Es kann dahingestellt bleiben, ob die Erklärung des Klägers, daß der Rechtsstreit in der Hauptsache erledigt sei, als die Erklärung des klaglos gestellten Klägers, wie sie § 91 a Abs. 1 Satz 1 ZPO im Zivilprozeß für die Kostenentscheidung des Gerichts "nach billigem Ermessen" voraussetzt, oder als Klagerücknahme (§ 102 SGG) anzusehen ist. Die Entscheidung dieser Frage wäre zwar im zivilprozessualen Verfahren wegen der unterschiedlichen Kostenfolgen (vgl. §§ 91 a Abs. 1 Satz 1 und 271 Abs. 3 Satz 2 ZPO) von Bedeutung. Im Verfahren vor den Gerichten der Sozialgerichtsbarkeit kann sie jedoch auf sich beruhen; denn in jedem Fall ist die Voraussetzung für die Kostenentscheidung des Gerichts nach § 193 Abs. 1, 2. Halbs. SGG erfüllt, daß nämlich das Verfahren "anders" - als durch Urteil - beendet wird. Wenn auch § 102 Satz 3 SGG die Kostenentscheidung ausdrücklich erwähnt, so ist doch die Frage, welchen Inhalt dieser Kostenbeschluß hat, ausschließlich nach § 193 SGG zu beantworten (vgl. ähnlich Peters-Sautter-Wolff, Komm. z. SGG, Stand: Oktober 1956, Anm. 1 zu § 193).

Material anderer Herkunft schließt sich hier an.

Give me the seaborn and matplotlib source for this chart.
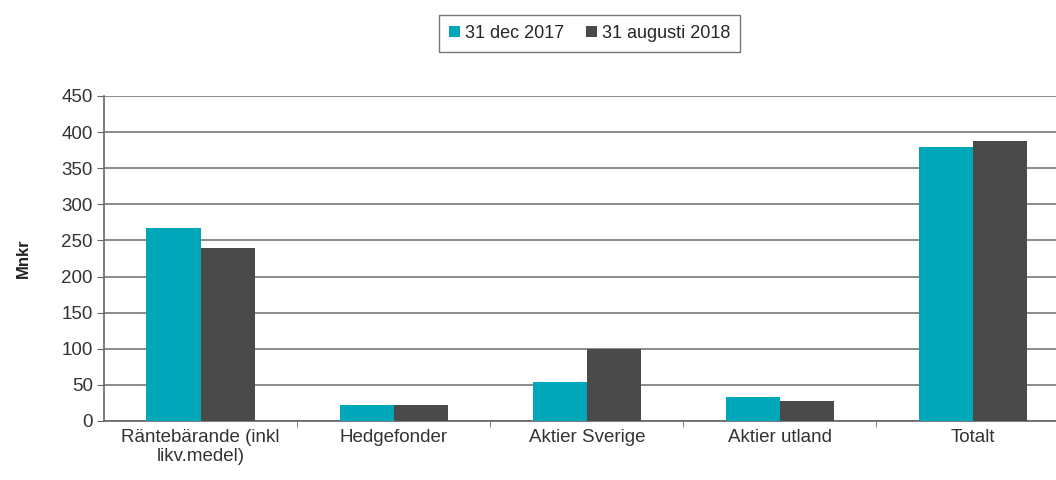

Hierbei ist davon auszugehen, daß die Kostenvorschriften der ZPO - abgesehen von der in § 194 Satz 1 SGG ausgesprochenen besonderen Verweisung - im Verfahren vor den Gerichten der Sozialgerichtsbarkeit nicht anwendbar sind, weil die besondere, den Eigenarten des sozialgerichtlichen Verfahrens angepaßte Kostenregelung des SGG eine entsprechende Anwendung der Vorschriften der ZPO ausschließt (vgl. § 202 SGG). Das Gericht der Sozialgerichtsbarkeit entscheidet grundsätzlich nach sachgemäßem Ermessen über die Kostenerstattung (§ 193 Abs. 1 SGG); es ist in diesem Ermessen nur durch die Vorschrift des § 193 Abs. 4 SGG beschränkt, die die Aufwendungen der Behörden, der Körperschaften und Anstalten des öffentlichen Rechts in jedem Fall für nicht erstattungsfähig erklärt (vgl. Urteil des erkennenden Senats vom 29.5.1956 - Sozialrecht SGG § 193, Da 1 Nr. 2).
Hiernach haben die Beklagten die ihnen erwachsenen Kosten des Rechtsstreits selbst zu tragen; denn sie sind Körperschaften des öffentlichen Rechts (§ 368 k Abs. 3 Satz 1 RVO in der Fassung des Gesetzes über Kassenarztrecht vom 17. August 1955 (BGBl. I S. 513) und § 414 Abs. 4 Satz 1 RVO in der Fassung des Gesetzes über die Verbände der gesetzlichen Krankenkassen und der Ersatzkassen vom 17. August 1955 (BGBl. I S. 524)). Im Verhältnis zwischen dem Kläger und dem Beigeladenen war für die Kostenentscheidung zu berücksichtigen, daß der Kläger aus freien Stücken durch seine Erledigungserklärung auf die Fortführung des Verfahrens verzichtet hat; denn seine Zulassung in H stand der weiteren Verfolgung seines Klagebegehrens rechtlich nicht im Wege. Im übrigen waren auch die Erfolgsaussichten der Revision des Klägers nach dem Ergebnis der vorangegangenen Verfahren und dem Stande des Revisionsverfahrens nur gering. Deshalb war insoweit zu entscheiden, daß der Kläger seine Kosten selbst zu tragen und dem Beigeladenen die diesem erwachsenen außergerichtlichen Kosten des Rechtsstreits zu erstatten hat.